Required task => Restate the whole of the material. Keep every word, and drop the pictures.

Provided material =>
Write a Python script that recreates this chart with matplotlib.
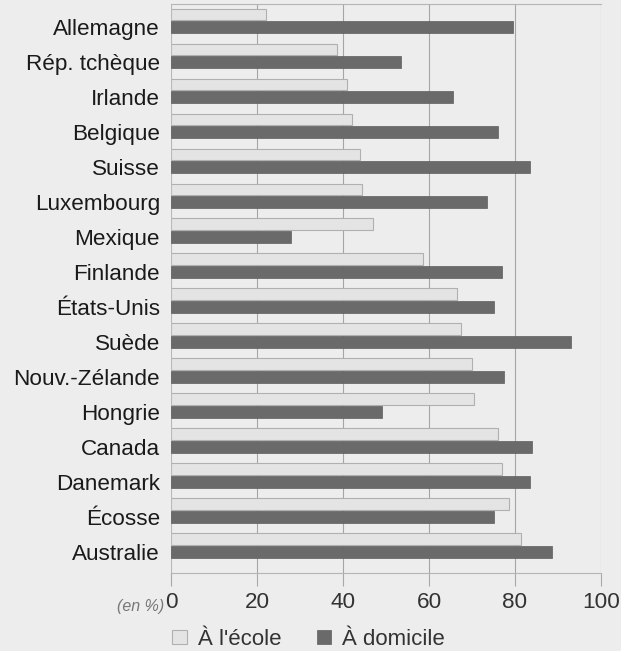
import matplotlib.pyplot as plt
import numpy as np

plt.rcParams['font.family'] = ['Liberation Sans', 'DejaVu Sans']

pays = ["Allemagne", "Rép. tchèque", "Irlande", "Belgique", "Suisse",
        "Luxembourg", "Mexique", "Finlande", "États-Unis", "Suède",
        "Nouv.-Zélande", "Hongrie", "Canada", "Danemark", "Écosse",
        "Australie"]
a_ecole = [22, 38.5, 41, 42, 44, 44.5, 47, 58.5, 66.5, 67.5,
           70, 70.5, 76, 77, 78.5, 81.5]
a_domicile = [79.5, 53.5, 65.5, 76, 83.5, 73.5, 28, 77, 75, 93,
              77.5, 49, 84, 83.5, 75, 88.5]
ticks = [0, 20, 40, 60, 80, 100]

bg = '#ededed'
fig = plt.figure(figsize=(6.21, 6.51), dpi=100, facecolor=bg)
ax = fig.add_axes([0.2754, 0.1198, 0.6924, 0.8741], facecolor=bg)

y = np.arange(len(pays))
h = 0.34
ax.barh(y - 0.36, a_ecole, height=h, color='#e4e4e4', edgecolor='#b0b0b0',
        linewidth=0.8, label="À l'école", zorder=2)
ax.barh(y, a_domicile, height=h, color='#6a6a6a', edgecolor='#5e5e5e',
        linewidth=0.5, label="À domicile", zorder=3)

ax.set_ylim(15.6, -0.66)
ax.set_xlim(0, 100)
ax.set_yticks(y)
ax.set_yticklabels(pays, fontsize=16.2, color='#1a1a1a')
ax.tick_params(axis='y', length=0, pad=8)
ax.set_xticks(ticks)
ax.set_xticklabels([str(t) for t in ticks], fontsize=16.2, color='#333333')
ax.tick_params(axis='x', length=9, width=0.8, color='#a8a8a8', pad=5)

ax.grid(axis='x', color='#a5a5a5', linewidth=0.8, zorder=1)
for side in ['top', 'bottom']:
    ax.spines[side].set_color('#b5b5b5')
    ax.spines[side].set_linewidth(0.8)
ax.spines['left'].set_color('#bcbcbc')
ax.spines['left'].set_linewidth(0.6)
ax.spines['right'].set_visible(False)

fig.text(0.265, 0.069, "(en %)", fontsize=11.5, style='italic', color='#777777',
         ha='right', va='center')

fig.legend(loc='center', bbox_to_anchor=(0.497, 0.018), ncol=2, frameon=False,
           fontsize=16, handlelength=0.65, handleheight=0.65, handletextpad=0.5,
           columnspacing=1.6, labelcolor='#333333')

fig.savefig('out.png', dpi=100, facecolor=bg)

Result of the task =>
Write a Python script that recreates this chart with matplotlib.
import matplotlib.pyplot as plt
import numpy as np

plt.rcParams['font.family'] = ['Liberation Sans', 'DejaVu Sans']

pays = ["Allemagne", "Rép. tchèque", "Irlande", "Belgique", "Suisse",
        "Luxembourg", "Mexique", "Finlande", "États-Unis", "Suède",
        "Nouv.-Zélande", "Hongrie", "Canada", "Danemark", "Écosse",
        "Australie"]
a_ecole = [22, 38.5, 41, 42, 44, 44.5, 47, 58.5, 66.5, 67.5,
           70, 70.5, 76, 77, 78.5, 81.5]
a_domicile = [79.5, 53.5, 65.5, 76, 83.5, 73.5, 28, 77, 75, 93,
              77.5, 49, 84, 83.5, 75, 88.5]
ticks = [0, 20, 40, 60, 80, 100]

bg = '#ededed'
fig = plt.figure(figsize=(6.21, 6.51), dpi=100, facecolor=bg)
ax = fig.add_axes([0.2754, 0.1198, 0.6924, 0.8741], facecolor=bg)

y = np.arange(len(pays))
h = 0.34
ax.barh(y - 0.36, a_ecole, height=h, color='#e4e4e4', edgecolor='#b0b0b0',
        linewidth=0.8, label="À l'école", zorder=2)
ax.barh(y, a_domicile, height=h, color='#6a6a6a', edgecolor='#5e5e5e',
        linewidth=0.5, label="À domicile", zorder=3)

ax.set_ylim(15.6, -0.66)
ax.set_xlim(0, 100)
ax.set_yticks(y)
ax.set_yticklabels(pays, fontsize=16.2, color='#1a1a1a')
ax.tick_params(axis='y', length=0, pad=8)
ax.set_xticks(ticks)
ax.set_xticklabels([str(t) for t in ticks], fontsize=16.2, color='#333333')
ax.tick_params(axis='x', length=9, width=0.8, color='#a8a8a8', pad=5)

ax.grid(axis='x', color='#a5a5a5', linewidth=0.8, zorder=1)
for side in ['top', 'bottom']:
    ax.spines[side].set_color('#b5b5b5')
    ax.spines[side].set_linewidth(0.8)
ax.spines['left'].set_color('#bcbcbc')
ax.spines['left'].set_linewidth(0.6)
ax.spines['right'].set_visible(False)

fig.text(0.265, 0.069, "(en %)", fontsize=11.5, style='italic', color='#777777',
         ha='right', va='center')

fig.legend(loc='center', bbox_to_anchor=(0.497, 0.018), ncol=2, frameon=False,
           fontsize=16, handlelength=0.65, handleheight=0.65, handletextpad=0.5,
           columnspacing=1.6, labelcolor='#333333')

fig.savefig('out.png', dpi=100, facecolor=bg)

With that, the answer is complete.